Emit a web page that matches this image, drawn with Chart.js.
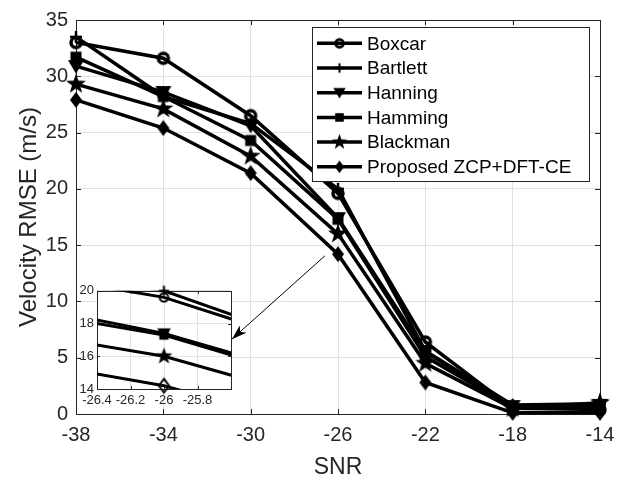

....

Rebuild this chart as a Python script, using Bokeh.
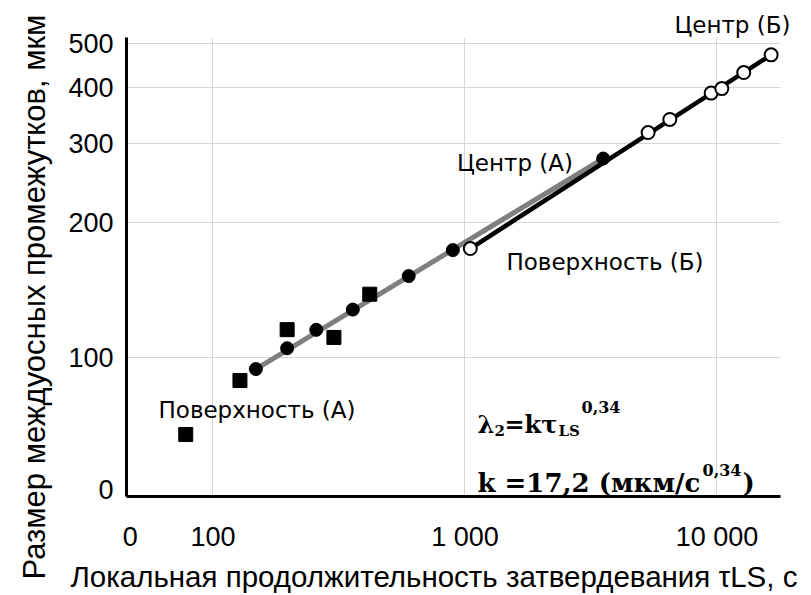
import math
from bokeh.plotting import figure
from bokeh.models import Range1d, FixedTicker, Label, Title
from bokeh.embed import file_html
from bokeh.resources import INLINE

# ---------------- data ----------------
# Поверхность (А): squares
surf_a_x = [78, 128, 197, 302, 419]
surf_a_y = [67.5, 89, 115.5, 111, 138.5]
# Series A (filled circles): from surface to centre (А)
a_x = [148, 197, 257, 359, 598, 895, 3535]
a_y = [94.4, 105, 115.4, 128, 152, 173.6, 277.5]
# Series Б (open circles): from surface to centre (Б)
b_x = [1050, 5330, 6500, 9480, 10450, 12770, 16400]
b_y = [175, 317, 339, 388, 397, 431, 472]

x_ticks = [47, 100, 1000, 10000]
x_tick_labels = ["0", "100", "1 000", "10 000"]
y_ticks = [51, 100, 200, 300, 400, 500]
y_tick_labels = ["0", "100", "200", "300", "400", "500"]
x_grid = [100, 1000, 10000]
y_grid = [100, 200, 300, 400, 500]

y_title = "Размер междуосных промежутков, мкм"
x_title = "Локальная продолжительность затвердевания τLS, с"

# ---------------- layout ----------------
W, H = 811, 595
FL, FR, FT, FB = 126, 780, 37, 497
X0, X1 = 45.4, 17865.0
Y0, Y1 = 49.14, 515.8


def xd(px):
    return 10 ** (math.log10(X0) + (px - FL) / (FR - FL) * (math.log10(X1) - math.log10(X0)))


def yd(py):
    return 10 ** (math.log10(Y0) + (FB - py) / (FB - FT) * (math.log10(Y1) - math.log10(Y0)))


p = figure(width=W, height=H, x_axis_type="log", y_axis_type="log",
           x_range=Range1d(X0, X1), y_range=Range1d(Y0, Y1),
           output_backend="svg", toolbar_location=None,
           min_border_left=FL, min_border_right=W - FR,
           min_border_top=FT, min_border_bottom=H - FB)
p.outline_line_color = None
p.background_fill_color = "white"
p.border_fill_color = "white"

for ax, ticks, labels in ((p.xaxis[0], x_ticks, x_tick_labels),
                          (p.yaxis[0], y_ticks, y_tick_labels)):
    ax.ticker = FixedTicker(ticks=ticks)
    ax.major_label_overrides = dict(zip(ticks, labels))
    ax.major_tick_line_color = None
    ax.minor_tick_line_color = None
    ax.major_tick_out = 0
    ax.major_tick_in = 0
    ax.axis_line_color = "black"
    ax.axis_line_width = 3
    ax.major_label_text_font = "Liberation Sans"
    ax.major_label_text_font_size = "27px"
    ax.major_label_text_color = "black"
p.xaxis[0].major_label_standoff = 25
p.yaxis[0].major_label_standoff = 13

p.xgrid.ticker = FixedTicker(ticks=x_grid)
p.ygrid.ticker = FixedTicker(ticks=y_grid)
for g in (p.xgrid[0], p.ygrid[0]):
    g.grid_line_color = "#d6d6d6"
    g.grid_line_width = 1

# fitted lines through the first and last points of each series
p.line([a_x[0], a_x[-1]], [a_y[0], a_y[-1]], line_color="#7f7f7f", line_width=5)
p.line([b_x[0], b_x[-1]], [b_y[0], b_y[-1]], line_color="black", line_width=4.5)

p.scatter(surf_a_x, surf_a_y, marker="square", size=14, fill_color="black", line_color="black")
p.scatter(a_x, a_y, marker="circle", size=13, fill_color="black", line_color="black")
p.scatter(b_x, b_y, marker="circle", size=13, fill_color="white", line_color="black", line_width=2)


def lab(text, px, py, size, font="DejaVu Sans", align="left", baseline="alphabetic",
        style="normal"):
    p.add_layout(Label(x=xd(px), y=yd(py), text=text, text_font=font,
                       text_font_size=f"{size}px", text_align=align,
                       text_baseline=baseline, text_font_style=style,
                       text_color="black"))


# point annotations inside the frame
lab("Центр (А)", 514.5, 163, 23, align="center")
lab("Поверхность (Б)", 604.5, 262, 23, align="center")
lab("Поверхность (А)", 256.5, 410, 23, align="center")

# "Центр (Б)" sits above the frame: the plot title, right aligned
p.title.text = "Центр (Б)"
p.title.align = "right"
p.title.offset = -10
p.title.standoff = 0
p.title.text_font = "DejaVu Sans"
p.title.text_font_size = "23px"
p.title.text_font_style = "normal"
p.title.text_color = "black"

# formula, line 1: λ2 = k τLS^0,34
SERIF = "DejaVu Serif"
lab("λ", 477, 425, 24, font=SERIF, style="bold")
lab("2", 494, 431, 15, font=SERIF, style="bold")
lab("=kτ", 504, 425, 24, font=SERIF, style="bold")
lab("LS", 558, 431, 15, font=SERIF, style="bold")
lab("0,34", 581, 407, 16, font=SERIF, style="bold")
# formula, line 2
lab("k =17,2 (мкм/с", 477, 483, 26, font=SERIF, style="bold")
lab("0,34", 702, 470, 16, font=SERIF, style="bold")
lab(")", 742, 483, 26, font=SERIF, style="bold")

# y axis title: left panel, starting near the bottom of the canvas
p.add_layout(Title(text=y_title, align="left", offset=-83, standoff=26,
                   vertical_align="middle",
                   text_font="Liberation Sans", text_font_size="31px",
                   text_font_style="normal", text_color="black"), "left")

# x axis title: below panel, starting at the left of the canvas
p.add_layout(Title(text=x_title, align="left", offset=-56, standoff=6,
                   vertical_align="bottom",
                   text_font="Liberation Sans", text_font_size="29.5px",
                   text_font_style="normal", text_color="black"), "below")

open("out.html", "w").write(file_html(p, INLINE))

....

WHAT IS BEING ASKED
Which lines above contain the word "this"? Copy each of them.

EXPECTED OUTPUT
Emit a web page that matches this image, drawn with Chart.js.
Rebuild this chart as a Python script, using Bokeh.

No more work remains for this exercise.